Viceroy’s House (12)
three stars
Dir: Gurinder Chadha
With: Hugh Bonneville, Gillian Anderson
Runtime: 106 minutes
IF you ever wondered what Downton Abbey would look like transported to the last days of the Raj, venture no further than Gurinder Chadha’s drama.
It is not just that Viceroy’s House features Hugh “Earl of Grantham” Bonneville as Lord Mountbatten, but there is that same sense of upstairs/downstairs about the piece, only in this case the downtrodden party is an entire nation, India, desperate to be free of British rule.
Bonneville plays Lord Mountbatten, with Gillian Anderson as his wife Edwina. It is 1947, and Mountbatten has been charged with managing the transfer of power. With no agreement between political leaders, he begins the process of partition. Lines are being drawn on a map, millions of lives are being turned upside down with many losing everything in the process, and a race against time is on.

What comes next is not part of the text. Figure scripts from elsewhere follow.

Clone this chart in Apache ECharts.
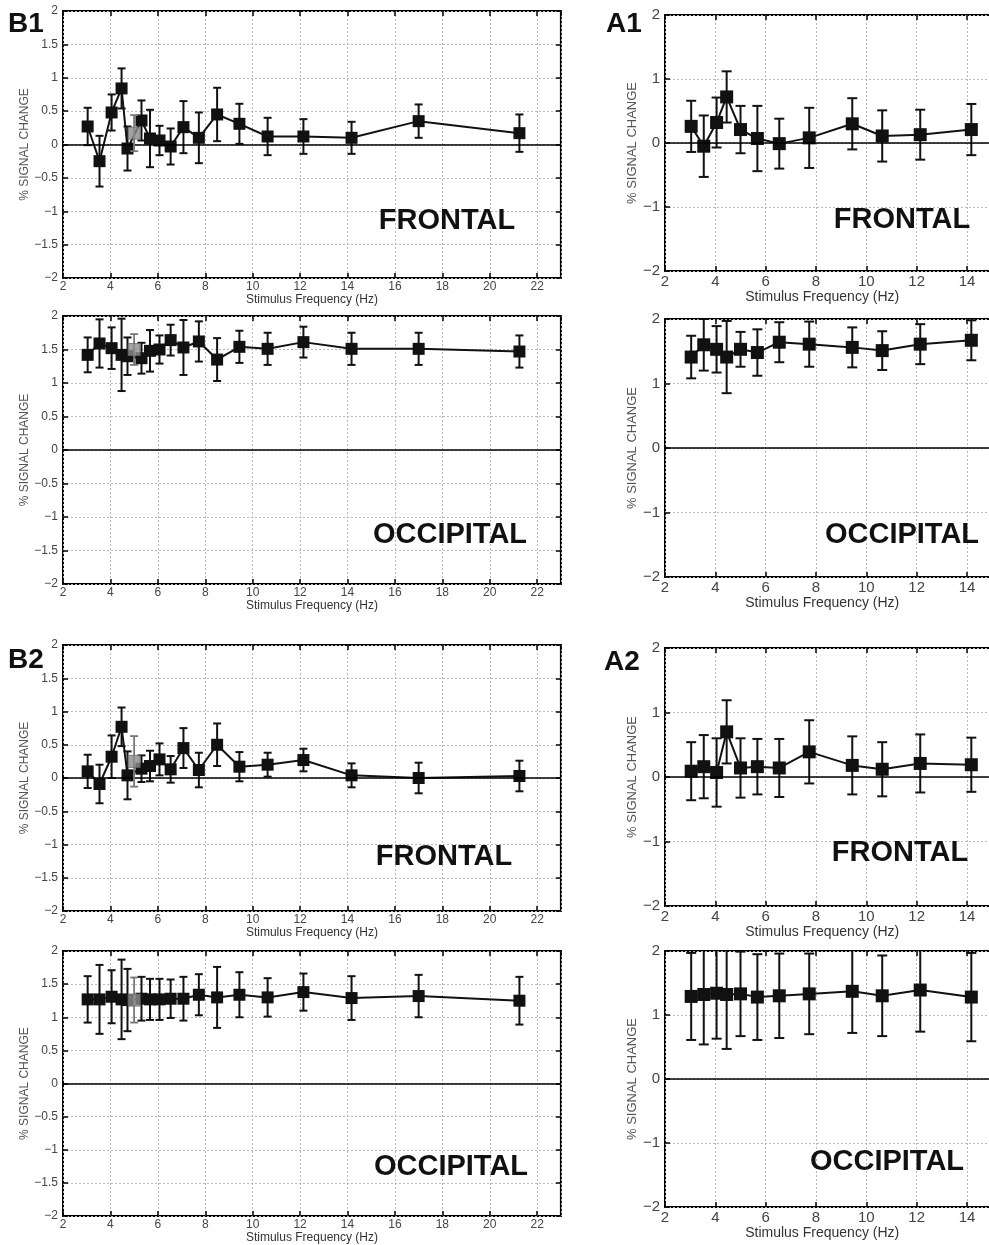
<!DOCTYPE html>
<html><head><meta charset="utf-8">
<script src="https://cdn.jsdelivr.net/npm/echarts@6/dist/echarts.min.js"></script>
<style>html,body{margin:0;padding:0;background:#fff;overflow:hidden;width:989px;height:1245px}#c{width:1100px;height:1245px}</style>
</head><body><div id="c"></div>
<script>
// ---- data ----
const freqB = [3.04,3.54,4.05,4.47,4.72,5.31,5.67,6.07,6.54,7.08,7.73,8.5,9.44,10.63,12.14,14.17,17.0,21.25];
const grayFreqB = 5.0;
const freqA = [3.04,3.54,4.05,4.45,5.0,5.67,6.54,7.73,9.44,10.63,12.14,14.17];

const b1FrontalMean = [0.27,-0.25,0.48,0.84,-0.06,0.36,0.09,0.06,-0.03,0.26,0.10,0.45,0.31,0.12,0.12,0.10,0.35,0.17];
const b1FrontalErr  = [0.28,0.38,0.27,0.30,0.33,0.30,0.43,0.22,0.27,0.39,0.38,0.40,0.30,0.28,0.26,0.24,0.25,0.28];
const b1FrontalGray = [0.17,0.27];

const b1OccMean = [1.42,1.59,1.52,1.42,1.40,1.37,1.48,1.50,1.64,1.53,1.62,1.35,1.54,1.51,1.61,1.51,1.51,1.47];
const b1OccErr  = [0.26,0.36,0.31,0.54,0.28,0.23,0.31,0.21,0.23,0.41,0.30,0.32,0.24,0.24,0.23,0.24,0.24,0.24];
const b1OccGray = [1.50,0.23];

const b2FrontalMean = [0.10,-0.09,0.32,0.77,0.04,0.14,0.18,0.28,0.13,0.45,0.12,0.50,0.17,0.20,0.27,0.04,0.00,0.03];
const b2FrontalErr  = [0.25,0.29,0.32,0.29,0.36,0.20,0.23,0.24,0.20,0.30,0.26,0.32,0.22,0.18,0.17,0.18,0.23,0.23];
const b2FrontalGray = [0.25,0.38];

const b2OccMean = [1.27,1.27,1.31,1.27,1.26,1.28,1.27,1.27,1.28,1.28,1.34,1.30,1.34,1.30,1.38,1.29,1.32,1.25];
const b2OccErr  = [0.35,0.52,0.40,0.60,0.47,0.33,0.31,0.31,0.29,0.33,0.31,0.46,0.34,0.29,0.28,0.33,0.32,0.36];
const b2OccGray = [1.26,0.34];

const a1FrontalMean = [0.26,-0.05,0.32,0.72,0.21,0.07,-0.01,0.08,0.30,0.11,0.13,0.21];
const a1FrontalErr  = [0.40,0.48,0.39,0.40,0.37,0.51,0.39,0.47,0.40,0.40,0.39,0.40];
const a1OccMean = [1.41,1.60,1.53,1.41,1.53,1.48,1.64,1.61,1.56,1.51,1.61,1.67];
const a1OccErr  = [0.33,0.40,0.36,0.56,0.27,0.36,0.31,0.35,0.31,0.30,0.31,0.31];
const a2FrontalMean = [0.09,0.16,0.07,0.70,0.14,0.16,0.14,0.39,0.18,0.12,0.21,0.19];
const a2FrontalErr  = [0.45,0.49,0.53,0.49,0.46,0.43,0.45,0.49,0.45,0.42,0.45,0.42];
const a2OccMean = [1.29,1.32,1.34,1.32,1.33,1.28,1.30,1.33,1.37,1.30,1.39,1.28];
const a2OccErr  = [0.68,0.78,0.71,0.85,0.66,0.67,0.66,0.63,0.65,0.63,0.65,0.69];

const xName = 'Stimulus Frequency (Hz)';
const yName = '% SIGNAL CHANGE';

// ---- layout ----
const FONT = 'Liberation Sans';
const panels = [
  {kind:'B', left:63, top:11, height:267, freq:freqB, mean:b1FrontalMean, err:b1FrontalErr, gray:b1FrontalGray},
  {kind:'B', left:63, top:316, height:268, freq:freqB, mean:b1OccMean, err:b1OccErr, gray:b1OccGray},
  {kind:'B', left:63, top:645, height:266, freq:freqB, mean:b2FrontalMean, err:b2FrontalErr, gray:b2FrontalGray},
  {kind:'B', left:63, top:951, height:267, freq:freqB, mean:b2OccMean, err:b2OccErr, gray:b2OccGray},
  {kind:'A', left:665, top:15, height:256, freq:freqA, mean:a1FrontalMean, err:a1FrontalErr},
  {kind:'A', left:665, top:319, height:258, freq:freqA, mean:a1OccMean, err:a1OccErr},
  {kind:'A', left:665, top:648, height:258, freq:freqA, mean:a2FrontalMean, err:a2FrontalErr},
  {kind:'A', left:665, top:951, height:256, freq:freqA, mean:a2OccMean, err:a2OccErr}
];

function errRender(capHalf, color, width){
  return function(params, api){
    const x = api.value(0), lo = api.value(1), hi = api.value(2);
    const p1 = api.coord([x, lo]), p2 = api.coord([x, hi]);
    const st = {stroke: color, lineWidth: width};
    return {type:'group', children:[
      {type:'line', shape:{x1:p1[0],y1:p1[1],x2:p2[0],y2:p2[1]}, style:st},
      {type:'line', shape:{x1:p1[0]-capHalf,y1:p1[1],x2:p1[0]+capHalf,y2:p1[1]}, style:st},
      {type:'line', shape:{x1:p2[0]-capHalf,y1:p2[1],x2:p2[0]+capHalf,y2:p2[1]}, style:st}
    ]};
  };
}
const minus = v => String(v).replace('-', '\u2212');

const grids=[], xAxes=[], yAxes=[], series=[];
panels.forEach((p, i) => {
  const isB = p.kind === 'B';
  const xmax = isB ? 23 : 16;
  const pxPerHz = isB ? 23.71 : 25.17;
  grids.push({left:p.left, top:p.top, width:(xmax-2)*pxPerHz, height:p.height,
    show:true, borderColor:'#000', borderWidth:2, backgroundColor:'transparent'});
  const tickFs = isB ? 12 : 15;
  const split = {show:true, lineStyle:{color:'#b8b8b8', type:[2,2], width:1}};
  const tick = {show:true, inside:true, length:5, lineStyle:{color:'#000', width:1.5}};
  xAxes.push({type:'value', gridIndex:i, position:'bottom', min:2, max:xmax, interval:2,
    axisLine:{show:false, onZero:false}, axisTick:tick,
    axisLabel:{color:'#444', fontSize:tickFs, fontFamily:FONT, margin:3, showMaxLabel: !isB},
    splitLine:split,
    name:xName, nameLocation:'middle', nameGap: isB ? 13 : 18,
    nameTextStyle:{color:'#333', fontSize: isB ? 12 : 14, fontFamily:FONT, verticalAlign:'top',
      padding: isB ? 0 : [0, 38, 0, 0]}});
  xAxes.push({type:'value', gridIndex:i, position:'top', min:2, max:xmax, interval:2,
    axisLine:{show:false, onZero:false}, axisTick:tick,
    axisLabel:{show:false}, splitLine:{show:false}});
  yAxes.push({type:'value', gridIndex:i, position:'left', min:-2, max:2, interval: isB ? 0.5 : 1,
    axisLine:{show:false, onZero:false}, axisTick:tick,
    axisLabel:{color:'#444', fontSize:tickFs, fontFamily:FONT, margin:5, formatter:minus},
    splitLine:split,
    name:yName, nameLocation:'middle', nameRotate:90, nameGap: isB ? 26 : 24,
    nameTextStyle:{color:'#555', fontSize: isB ? 12 : 13, fontFamily:FONT}});
  yAxes.push({type:'value', gridIndex:i, position:'right', min:-2, max:2, interval: isB ? 0.5 : 1,
    axisLine:{show:false, onZero:false}, axisTick:tick,
    axisLabel:{show:false}, splitLine:{show:false}});
  const xi = i*2, yi = i*2;
  series.push({type:'custom', xAxisIndex:xi, yAxisIndex:yi, clip:true, z:3,
    renderItem: errRender(isB ? 4 : 5, '#111', 2),
    data: p.freq.map((f,k)=>[f, p.mean[k]-p.err[k], p.mean[k]+p.err[k]])});
  series.push({type:'line', xAxisIndex:xi, yAxisIndex:yi, clip:true, z:4,
    data: p.freq.map((f,k)=>[f, p.mean[k]]),
    symbol:'rect', symbolSize: isB ? 12 : 13, showSymbol:true,
    itemStyle:{color:'#111'}, lineStyle:{color:'#111', width:2},
    markLine:{silent:true, symbol:'none', label:{show:false}, animation:false,
      lineStyle:{color:'#000', width:1.5, type:'solid'}, data:[{yAxis:0}]}});
  if (p.gray) {
    series.push({type:'custom', xAxisIndex:xi, yAxisIndex:yi, clip:true, z:5,
      renderItem: errRender(4, '#777', 1.8),
      data:[[grayFreqB, p.gray[0]-p.gray[1], p.gray[0]+p.gray[1]]]});
    series.push({type:'scatter', xAxisIndex:xi, yAxisIndex:yi, z:6,
      data:[[grayFreqB, p.gray[0]]], symbol:'rect', symbolSize:12,
      itemStyle:{color:'#8c8c8c', borderColor:'#6a6a6a', borderWidth:1}});
  }
});

function txt(x, y, s, size, align){
  return {type:'text', x:x, y:y, z:100,
    style:{text:s, fill:'#111', font:'bold '+size+'px "'+FONT+'"', textAlign:align||'left', textVerticalAlign:'middle'}};
}
const graphics = [
  txt(8, 24, 'B1', 28), txt(606, 24, 'A1', 28), txt(8, 660, 'B2', 28), txt(604, 662, 'A2', 28),
  txt(447, 221, 'FRONTAL', 29, 'center'), txt(450, 535, 'OCCIPITAL', 29, 'center'),
  txt(444, 857, 'FRONTAL', 29, 'center'), txt(451, 1167, 'OCCIPITAL', 29, 'center'),
  txt(902, 220, 'FRONTAL', 29, 'center'), txt(902, 535, 'OCCIPITAL', 29, 'center'),
  txt(900, 853, 'FRONTAL', 29, 'center'), txt(887, 1162, 'OCCIPITAL', 29, 'center')
];

const chart = echarts.init(document.getElementById('c'), null, {renderer:'canvas'});
chart.setOption({animation:false, backgroundColor:'#fff',
  grid:grids, xAxis:xAxes, yAxis:yAxes, series:series, graphic:graphics});
</script></body></html>
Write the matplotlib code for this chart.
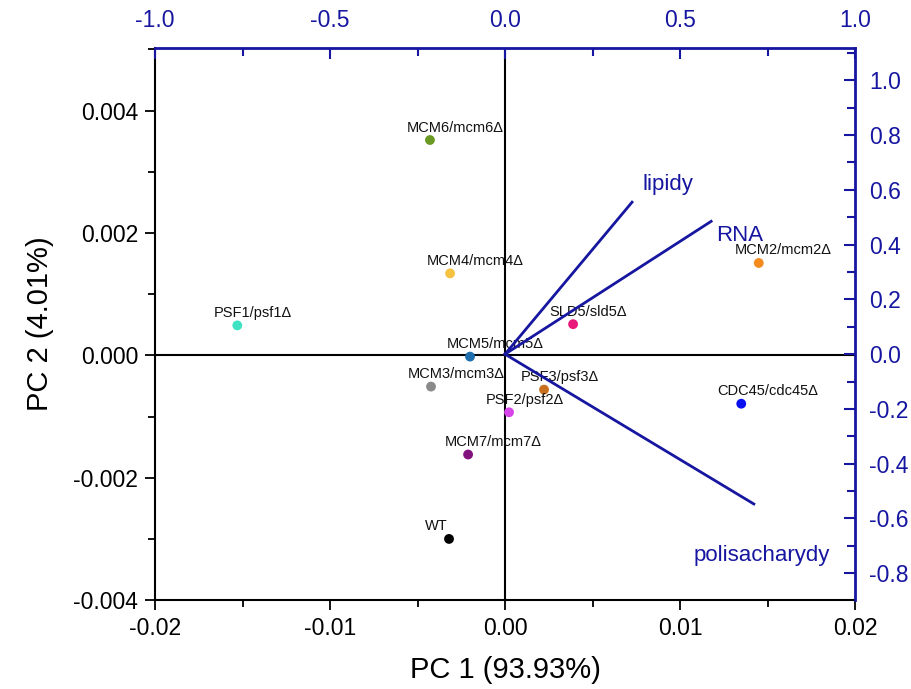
import matplotlib
matplotlib.use("Agg")
import matplotlib.pyplot as plt
from matplotlib.ticker import MultipleLocator, FormatStrFormatter

plt.rcParams['font.family'] = ['Liberation Sans', 'DejaVu Sans']

# PCA scores (PC1, PC2)
strains = ["MCM6/mcm6Δ", "MCM4/mcm4Δ", "PSF1/psf1Δ", "SLD5/sld5Δ", "MCM5/mcm5Δ",
           "MCM3/mcm3Δ", "PSF3/psf3Δ", "PSF2/psf2Δ", "MCM7/mcm7Δ", "WT",
           "MCM2/mcm2Δ", "CDC45/cdc45Δ"]
pc1 = [-0.00429, -0.00314, -0.0153, 0.00389, -0.0020,
       -0.00423, 0.00223, 0.00023, -0.00211, -0.0032,
       0.0145, 0.0135]
pc2 = [0.00352, 0.00134, 0.00049, 0.00051, -0.00002,
       -0.00051, -0.00056, -0.00093, -0.00162, -0.0030,
       0.00151, -0.00079]
colors = ["#6a9a23", "#f5c242", "#3fe3c3", "#e8197a", "#1f6fae",
          "#8a8a8a", "#c8701e", "#d645e8", "#82127e", "#000000",
          "#f58a1f", "#0a10f0"]

# loadings
variables = ["lipidy", "RNA", "polisacharydy"]
load1 = [0.363, 0.589, 0.711]
load2 = [0.555, 0.485, -0.547]

blue = "#1616a0"

fig = plt.figure(figsize=(9.12, 6.89), dpi=100)
pos = [0.170, 0.129, 0.7675, 0.801]
ax = fig.add_axes(pos)
ax.set_xlim(-0.02, 0.02)
ax.set_ylim(-0.004, 0.00502)
ax.axhline(0, color="black", lw=1.5, zorder=1)
ax.axvline(0, color="black", lw=1.5, zorder=1)

ax.scatter(pc1, pc2, c=colors, s=50, zorder=3, edgecolors="none")
for name, x, y in zip(strains, pc1, pc2):
    ax.annotate(name, (x, y), xytext=(-17, 9), textcoords="offset points",
                ha="left", va="center", fontsize=10.5, color="#111111", zorder=4)

ax.xaxis.set_major_locator(MultipleLocator(0.01))
ax.xaxis.set_minor_locator(MultipleLocator(0.005))
ax.yaxis.set_major_locator(MultipleLocator(0.002))
ax.yaxis.set_minor_locator(MultipleLocator(0.001))
ax.xaxis.set_major_formatter(FormatStrFormatter("%.2f"))
ax.yaxis.set_major_formatter(FormatStrFormatter("%.3f"))
ax.tick_params(which="both", direction="out", labelsize=16.5, width=1.3)
ax.tick_params(which="major", length=7, pad=5)
ax.tick_params(which="minor", length=5)
for s in ["top", "right"]:
    ax.spines[s].set_visible(False)
for s in ["left", "bottom"]:
    ax.spines[s].set_linewidth(1.5)
ax.set_xlabel("PC 1 (93.93%)", fontsize=21, labelpad=12)
ax.set_ylabel("PC 2 (4.01%)", fontsize=21, labelpad=14)

# loadings axes (top / right)
ax2 = fig.add_axes(pos, facecolor="none")
ax2.set_xlim(-1, 1)
ax2.set_ylim(-0.898, 1.117)
ax2.xaxis.tick_top()
ax2.yaxis.tick_right()
for s in ["left", "bottom"]:
    ax2.spines[s].set_visible(False)
for s in ["top", "right"]:
    ax2.spines[s].set_color(blue)
    ax2.spines[s].set_linewidth(2)
ax2.xaxis.set_major_locator(MultipleLocator(0.5))
ax2.xaxis.set_minor_locator(MultipleLocator(0.25))
ax2.yaxis.set_major_locator(MultipleLocator(0.2))
ax2.yaxis.set_minor_locator(MultipleLocator(0.1))
ax2.xaxis.set_major_formatter(FormatStrFormatter("%.1f"))
ax2.yaxis.set_major_formatter(FormatStrFormatter("%.1f"))
ax2.tick_params(which="both", direction="in", colors=blue, labelsize=16.5, width=1.5)
ax2.tick_params(which="major", length=8)
ax2.tick_params(which="minor", length=6)
ax2.tick_params(axis="x", pad=12)
ax2.tick_params(axis="y", pad=10)

for name, x, y in zip(variables, load1, load2):
    ax2.plot([0, x], [0, y], color=blue, lw=2, zorder=2)

ax2.text(0.393, 0.62, "lipidy", color=blue, fontsize=16, ha="left", va="center")
ax2.text(0.604, 0.435, "RNA", color=blue, fontsize=16, ha="left", va="center")
ax2.text(0.540, -0.735, "polisacharydy", color=blue, fontsize=16, ha="left", va="center")

fig.savefig("out.png", dpi=100)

Aside from a sub-plot involving a young couple from opposite sides of the religious divide, the focus stays very much on the Brits, for good and ill. Bonneville, looking as much like Mountbatten as I do, does not stray far from his Downton persona, while Anderson’s terribly pukka accent is so sharp it could etch glass. In time, the Pathe newsreel air of the piece, initially charming, begins to grate.
Still, Chadha (Bend it Like Beckham) deftly manages to capture the frantic mood of the times and the politicking that went on, not least by the British, and the settings are magnificent.